La cinquième clé consiste à examiner
son travail. Étant donné que la plupart d'entre nous
passent la plus grande partie de la journée au travail, si
ce travail constitue un obstacle à nos valeurs spirituelles,
il nous faut alors considérer un changement. Il est possible
de travailler et de subvenir à ses besoins financiers sans
se compromettre, sans vendre son intégrité. À l'heure d'examiner
notre travail, il est essentiel de garder à l'esprit les valeurs
de vérité (satya), de non-violence envers nous-mêmes
ou autrui (ahimsa) et de non-convoitise (asteya).
Une autre valeur à garder en tête est notre auto-réalisation.
Le travail que vous effectuez fait il appel à votre plus haut
potentiel? Êtes-vous satisfait(e) dans ce domaine ou y êtes-vous
arrivé(e) par accident ou par obligation?

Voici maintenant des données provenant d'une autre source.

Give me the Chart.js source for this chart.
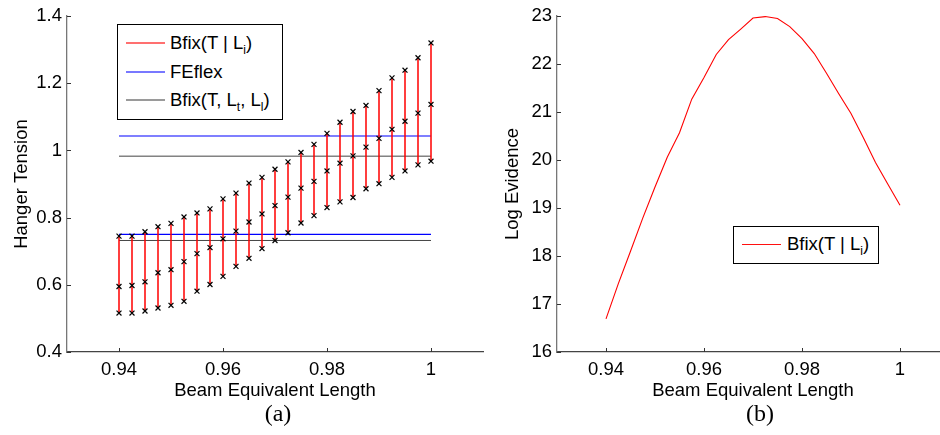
<!DOCTYPE html>
<html>
<head>
<meta charset="utf-8">
<script src="https://cdn.jsdelivr.net/npm/chart.js@4/dist/chart.umd.min.js"></script>
<style>
    html, body { margin: 0; padding: 0; background: #fff; overflow: hidden; }
    body { width: 940px; height: 435px; position: relative; font-family: "Liberation Sans", Arial, sans-serif; }
    canvas { position: absolute; top: 0; }
    .legend { position: absolute; background: #fff; border: 1px solid #000; box-sizing: border-box; }
    .row { position: absolute; left: 0; height: 24px; width: 100%; }
    .sample { position: absolute; height: 2px; }
    .label { position: absolute; font-size: 18.5px; line-height: 22px; color: #000; white-space: nowrap; }
    .label sub { font-size: 12px; vertical-align: -5px; line-height: 0; }
    .caption { position: absolute; font-family: "Liberation Serif", "Times New Roman", serif; font-size: 24px; top: 400px; width: 60px; text-align: center; }
</style>
</head>
<body>
<canvas id="leftChart" width="490" height="435" style="left:0"></canvas>
<canvas id="rightChart" width="470" height="435" style="left:490px"></canvas>

<div class="legend" style="left:117px; top:24px; width:166px; height:96px">
    <div class="row" style="top:7px"><div class="sample" style="left:8px; width:39px; top:10px; background:#ff7070"></div><div class="label" style="left:52px; top:0">Bfix(T | L<sub>i</sub>)</div></div>
    <div class="row" style="top:36px"><div class="sample" style="left:8px; width:39px; top:10px; background:#7878ff"></div><div class="label" style="left:52px; top:0">FEflex</div></div>
    <div class="row" style="top:64px"><div class="sample" style="left:8px; width:39px; top:10px; background:#9a9a9a"></div><div class="label" style="left:52px; top:0">Bfix(T, L<sub>t</sub>, L<sub>l</sub>)</div></div>
</div>
<div class="legend" style="left:733px; top:226px; width:146px; height:38px">
    <div class="row" style="top:6px"><div class="sample" style="left:8px; width:39px; top:11px; height:1px; background:#ff1010"></div><div class="label" style="left:53px; top:0">Bfix(T | L<sub>i</sub>)</div></div>
</div>
<div class="caption" style="left:248px">(a)</div>
<div class="caption" style="left:730px">(b)</div>

<script>
// beam equivalent length samples
const lengths = [0.94, 0.9425, 0.945, 0.9475, 0.95, 0.9525, 0.955, 0.9575, 0.96, 0.9625,
                 0.965, 0.9675, 0.97, 0.9725, 0.975, 0.9775, 0.98, 0.9825, 0.985, 0.9875,
                 0.99, 0.9925, 0.995, 0.9975, 1.0];

// hanger tension estimates (upper / middle / lower)
const tensionTop = [0.745, 0.745, 0.758, 0.773, 0.783, 0.802, 0.814, 0.826, 0.856, 0.873,
                    0.903, 0.920, 0.944, 0.966, 0.994, 1.018, 1.051, 1.084, 1.116, 1.134,
                    1.178, 1.216, 1.239, 1.276, 1.320];
const tensionMid = [0.595, 0.598, 0.609, 0.636, 0.645, 0.669, 0.693, 0.711, 0.737, 0.760,
                    0.787, 0.811, 0.836, 0.861, 0.888, 0.908, 0.939, 0.962, 0.984, 1.010,
                    1.036, 1.063, 1.087, 1.111, 1.137];
const tensionLow = [0.516, 0.516, 0.522, 0.531, 0.539, 0.551, 0.581, 0.601, 0.625, 0.655,
                    0.679, 0.708, 0.732, 0.755, 0.784, 0.806, 0.830, 0.847, 0.860, 0.886,
                    0.901, 0.920, 0.939, 0.957, 0.968];

// reference tensions (two hangers each)
const feflexLevels = [1.043, 0.750];
const bfixFullLevels = [0.983, 0.732];

// log evidence
const logEvidence = [16.69, 17.42, 18.10, 18.79, 19.44, 20.06, 20.57, 21.27, 21.72, 22.20,
                     22.51, 22.73, 22.96, 22.99, 22.95, 22.78, 22.53, 22.22, 21.81, 21.38,
                     20.97, 20.47, 19.95, 19.50, 19.06];

const xTicks = [0.94, 0.96, 0.98, 1];
const yTicksLeft = [0.4, 0.6, 0.8, 1, 1.2, 1.4];
const yTicksRight = [16, 17, 18, 19, 20, 21, 22, 23];

const FONT = { family: '"Liberation Sans", Arial, sans-serif', size: 18.5 };

// segments separated by null points so one dataset draws many lines
function errorSegments() {
    const pts = [];
    lengths.forEach((x, i) => {
        pts.push({ x: x, y: tensionLow[i] }, { x: x, y: tensionTop[i] }, { x: x, y: null });
    });
    return pts;
}

function levelSegments(levels) {
    const pts = [];
    const x0 = lengths[0], x1 = lengths[lengths.length - 1];
    levels.forEach(v => pts.push({ x: x0, y: v }, { x: x1, y: v }, { x: x1, y: null }));
    return pts;
}

function markerPoints() {
    const pts = [];
    lengths.forEach((x, i) => {
        pts.push({ x: x, y: tensionTop[i] }, { x: x, y: tensionMid[i] }, { x: x, y: tensionLow[i] });
    });
    return pts;
}

// small inward tick marks like matlab
const innerTicks = {
    id: 'innerTicks',
    afterDraw(chart) {
        const { ctx, chartArea, scales } = chart;
        ctx.save();
        ctx.strokeStyle = '#333';
        ctx.lineWidth = 1;
        ctx.beginPath();
        xTicks.forEach(v => {
            const px = Math.round(scales.x.getPixelForValue(v)) + 0.5;
            ctx.moveTo(px, chartArea.bottom);
            ctx.lineTo(px, chartArea.bottom - 4);
        });
        scales.y.ticks.forEach(t => {
            const py = Math.round(scales.y.getPixelForValue(t.value)) + 0.5;
            ctx.moveTo(chartArea.left, py);
            ctx.lineTo(chartArea.left + 4, py);
        });
        ctx.stroke();
        ctx.restore();
    }
};

function axisOptions(yMin, yMax, yTicks, yTitle, yTitlePad) {
    return {
        x: {
            type: 'linear',
            min: 0.93,
            max: 1.01,
            afterBuildTicks: s => { s.ticks = xTicks.map(v => ({ value: v })); },
            afterFit: s => { s.height = 83; },
            grid: { display: false, drawTicks: false },
            border: { display: true, color: '#444', width: 1.3 },
            ticks: { font: FONT, color: '#000', padding: 7, maxRotation: 0,
                     callback: v => String(+v.toFixed(2)) },
            title: { display: true, text: 'Beam Equivalent Length', font: FONT, color: '#000',
                     padding: { top: 0, bottom: 33 } }
        },
        y: {
            type: 'linear',
            min: yMin,
            max: yMax,
            afterBuildTicks: s => { s.ticks = yTicks.map(v => ({ value: v })); },
            afterFit: s => { s.width = 67; },
            grid: { display: false, drawTicks: false },
            border: { display: true, color: '#777', width: 1.3 },
            ticks: { font: FONT, color: '#000', padding: 5,
                     callback: v => String(+v.toFixed(2)) },
            title: { display: true, text: yTitle, font: FONT, color: '#000',
                     padding: { top: yTitlePad, bottom: 0 } }
        }
    };
}

new Chart(document.getElementById('leftChart'), {
    type: 'line',
    data: {
        datasets: [
            {
                label: 'markers',
                data: markerPoints(),
                showLine: false,
                pointStyle: 'crossRot',
                pointRadius: 3.5,
                pointBorderWidth: 1.2,
                pointBorderColor: '#000',
                pointBackgroundColor: '#000'
            },
            {
                label: 'Bfix(T | L_i)',
                data: errorSegments(),
                borderColor: '#ff0000',
                borderWidth: 1.5,
                pointRadius: 0,
                spanGaps: false
            },
            {
                label: 'FEflex',
                data: levelSegments(feflexLevels),
                borderColor: '#0000ff',
                borderWidth: 1.2,
                pointRadius: 0,
                spanGaps: false
            },
            {
                label: 'Bfix(T, L_t, L_l)',
                data: levelSegments(bfixFullLevels),
                borderColor: '#444',
                borderWidth: 1,
                pointRadius: 0,
                spanGaps: false
            }
        ]
    },
    options: {
        responsive: false,
        animation: false,
        devicePixelRatio: 1,
        layout: { padding: { top: 12.5, right: 7, left: 0, bottom: 0 } },
        plugins: { legend: { display: false }, tooltip: { enabled: false } },
        scales: axisOptions(0.4, 1.4, yTicksLeft, 'Hanger Tension', 11)
    },
    plugins: [innerTicks]
});

new Chart(document.getElementById('rightChart'), {
    type: 'line',
    data: {
        datasets: [{
            label: 'Bfix(T | L_i)',
            data: lengths.map((x, i) => ({ x: x, y: logEvidence[i] })),
            borderColor: '#ff0000',
            borderWidth: 1.1,
            pointRadius: 0,
            tension: 0
        }]
    },
    options: {
        responsive: false,
        animation: false,
        devicePixelRatio: 1,
        layout: { padding: { top: 12, right: 11, left: 0, bottom: 0 } },
        plugins: { legend: { display: false }, tooltip: { enabled: false } },
        scales: axisOptions(16, 23, yTicksRight, 'Log Evidence', 11.5)
    },
    plugins: [innerTicks]
});
</script>
</body>
</html>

Ce travail est il
ce que vous souhaitez faire dans la vie? Considérez la possibilité
de passer d'un poste payant mais insatisfaisant à un poste
plus satisfaisant ou de laisser un emploi ennuyant et peu
payant afin de devenir travailleur autonome.
Les possibilités sont nombreuses, mais nous
devons avoir confiance à la volonté divine. Nous devons nous
en remettre au Divin et trouver notre dharma, notre
véritable chemin, dans cette vie. Nous sommes tous venus au
monde avec un fardeau karmique que nous nous sommes imposé
nous-mêmes, mais aussi avec la promesse d'un droit chemin
ou dharma. En suivant notre dharma, nous pouvons
surmonter tout notre karma et atteindre la réalisation
du Soi dans cette vie.
En exerçant une conscience constante de
notre but et une vigilance sans relâche de nos activités,
nous serons en mesure de nous frayer un chemin spirituel dans
les mers turbulentes du monde matériel.
C'est une bénédiction de savoir que nous
n'avons pas besoin de nous empêtrer dans ce que nous voulons.
C'est une bénédiction d'être satisfait(e) de ce que nous avons
et de ne pas désirer ce que nous n'avons pas.